Now perhaps, Dear Reader, you think that’s all very well, but is it really of any relevance to the context Simon Wren-Lewis is addressing?  After all, he’s not talking about some crazy hypothetical extreme case. He’s talking about the actual situation in the UK in 2010.  But the thing is – as you’ve doubtless guessed by now – that the actual situation for the incoming government in 2010 was that of the 2009/10 budget deficit of 10.2% of GDP, just 2% was cyclical (and thus an ‘automatic stabiliser’) whilst 8.2% was structural (see here).  There were, of course, arguments for running a very very large structural deficit in 2009/10 and indeed 2010/11 and thereafter.  A structural deficit provides an additional ‘injection’ over and above the injection provided by automatic stabilisers, potentially stimulating aggregate demand in a recession.  And that is precisely what the government did – running absolutely huge structural deficits of 6.5% of GDP in 2010/11, 5.1% in 2011/12, 5.2% in 2012/13, 4.1% in 2013/14 and 4.2% in 2014/15. The Coalition has engaged in far and away the largest and most sustained fiscal stimulus ever seen in the UK economy.

Now obviously Simon Wren-Lewis thinks that running far and away the largest and most sustained stimulus, via enormous structural deficits year after year, was not enough. And he’s entitled to his opinion on that. But let’s be clear: those huge and sustained structural deficits which he thinks should have been even larger are nothing whatever to do with ‘automatic stabilisers’. The ‘myth’ around here is the one he’s attempting to spread.

Member of Advisory Council

Dr Andrew Lilico is a Fellow of the Institute of Economic Affairs and Chairman of the IEA/Sunday Times Monetary Policy Committee.  Andrew also acts as Executive Director and Principal of Europe Economics.  He is a frequent contributor in the UK and international media on economic and financial matters, appearing on programmes such as Newsnight, the Today Programme, Sky News, CNBC and Bloomberg. Andrew received his first degree from St. John’s College, Oxford, and his PhD from University College, London, where he also lectured in macroeconomics and in monetary theory.  
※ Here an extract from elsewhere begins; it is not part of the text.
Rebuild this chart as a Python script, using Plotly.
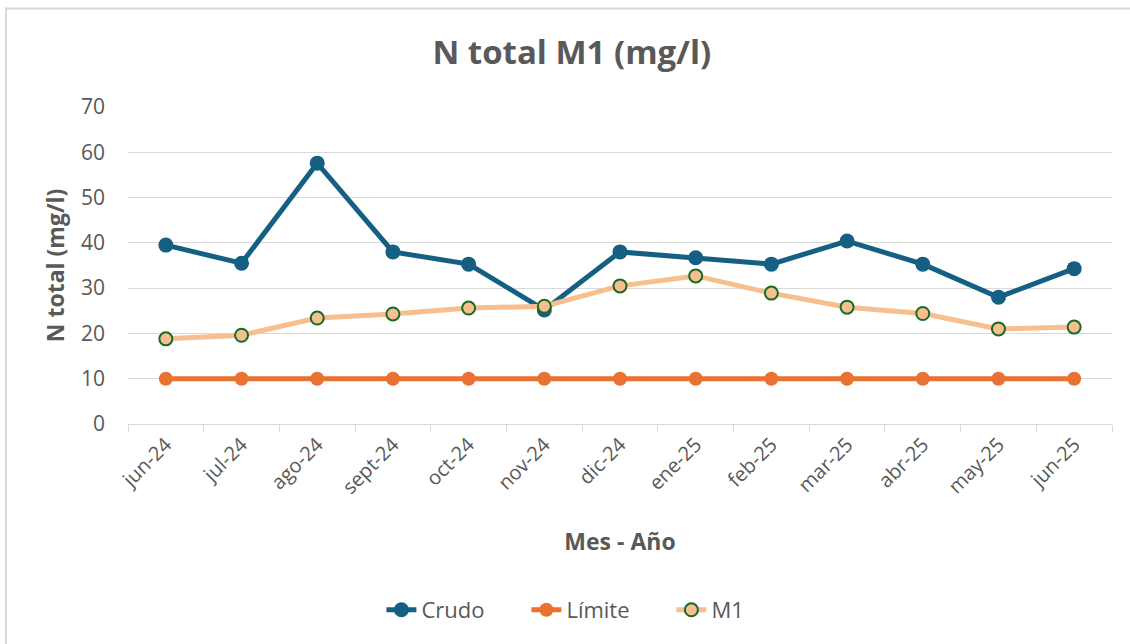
import plotly.graph_objects as go

# Meses de muestreo
meses = ["jun-24", "jul-24", "ago-24", "sept-24", "oct-24", "nov-24", "dic-24",
         "ene-25", "feb-25", "mar-25", "abr-25", "may-25", "jun-25"]

# N total (mg/l) por serie
crudo = [39.5, 35.5, 57.6, 38.0, 35.3, 25.2, 38.0, 36.7, 35.3, 40.4, 35.3, 28.0, 34.3]
limite = [10, 10, 10, 10, 10, 10, 10, 10, 10, 10, 10, 10, 10]
m1 = [18.8, 19.6, 23.4, 24.3, 25.6, 26.0, 30.5, 32.7, 28.9, 25.8, 24.4, 21.0, 21.4]

y_ticks = [0, 10, 20, 30, 40, 50, 60, 70]

FONT = "Open Sans"
GREY = "#595959"
GRID = "#D9D9D9"

fig = go.Figure()
fig.add_trace(go.Scatter(
    x=meses, y=crudo, name="Crudo", mode="lines+markers",
    line=dict(color="#156082", width=5),
    marker=dict(color="#156082", size=15),
))
fig.add_trace(go.Scatter(
    x=meses, y=limite, name="Límite", mode="lines+markers",
    line=dict(color="#E97132", width=5),
    marker=dict(color="#E97132", size=14),
))
fig.add_trace(go.Scatter(
    x=meses, y=m1, name="M1", mode="lines+markers",
    line=dict(color="#F7BF90", width=5),
    marker=dict(color="#F7BF90", size=13, line=dict(color="#196B24", width=2)),
))

fig.update_layout(
    width=1130, height=644,
    margin=dict(l=128, r=18, t=107, b=220),
    paper_bgcolor="white", plot_bgcolor="white",
    font=dict(family=FONT, color=GREY),
    title=dict(
        text="<b>N total M1 (mg/l)</b>",
        font=dict(family=FONT, size=33, color=GREY),
        xref="container", x=0.506, xanchor="center",
        yref="container", y=1 - 52 / 644, yanchor="middle",
    ),
    showlegend=True,
    legend=dict(
        orientation="h", xref="container", x=0.530, xanchor="center",
        yref="container", y=1 - 610 / 644, yanchor="middle",
        font=dict(family=FONT, size=22, color=GREY),
        entrywidth=100, tracegroupgap=0,
    ),
    # chart frame: only its top and left edges fall inside the page
    shapes=[dict(
        type="path", xref="paper", yref="paper", layer="below",
        path="M -0.124,-1.0 L -0.124,1.311 L 1.2,1.311",
        line=dict(color=GRID, width=2),
    )],
)

fig.update_xaxes(
    type="category", range=[-0.5, len(meses) - 0.5], tickson="boundaries",
    ticks="outside", ticklen=7, tickcolor=GRID, tickwidth=1,
    showline=True, linecolor=GRID, linewidth=1,
    showgrid=False, tickangle=-45,
    tickfont=dict(family=FONT, size=20, color=GREY),
    title=dict(text="<b>Mes - Año</b>", standoff=35,
               font=dict(family=FONT, size=23, color=GREY)),
)
fig.update_yaxes(
    range=[0, 70], tickvals=y_ticks,
    showgrid=True, gridcolor=GRID, gridwidth=1,
    zeroline=False, showline=False,
    ticks="", ticklabelstandoff=22,
    tickfont=dict(family=FONT, size=21, color=GREY),
    title=dict(text="<b>N total (mg/l)</b>", standoff=9,
               font=dict(family=FONT, size=23, color=GREY)),
)

fig.write_html("out.html")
3 thoughts on “Would any amount of government borrowing count as ‘enough’ for Simon Wren-Lewis?”

  1. Posted 21/04/2015 at 20:08 | Permalink

    Its a shame you do not bother to read footnotes. Footnote (2) says “If the financial crisis had permanently lowered UK GDP, or the tax potential of GDP, then that would also imply the need to reduce government spending at some point. But, as most economists agree, you do that when monetary policy can offset the impact of these cuts on demand. You do not choose to undertake austerity when short term interest rates cannot fall any further.”

  2. Posted 22/04/2015 at 08:28 | Permalink

    Ah. So when you said: “the government’s budget deficit…was particularly high in 2010 because this recession was particularly deep” what you actually meant was: “The size of the government’s deficit in 2010 was, overwhelmingly, not because GDP fell or because GDP was below potential, and was thus nothing to do with automatic stabilisers.”

    All clear now.

  3. Posted 22/04/2015 at 16:52 | Permalink

    No, what I meant was “the government’s budget deficit…was particularly high in 2010 because this recession was particularly deep”, and not because of any Labour profligacy or irresponsibility. What makes the last recession unusual (unique?) is the widespread view that it involves a permanent downward shift in productive potential. If that is true, you then have to decide when is a good time to reduce the structural deficit, and that is when the point about the lower bound for nominal interest rates comes in, which you have ignored.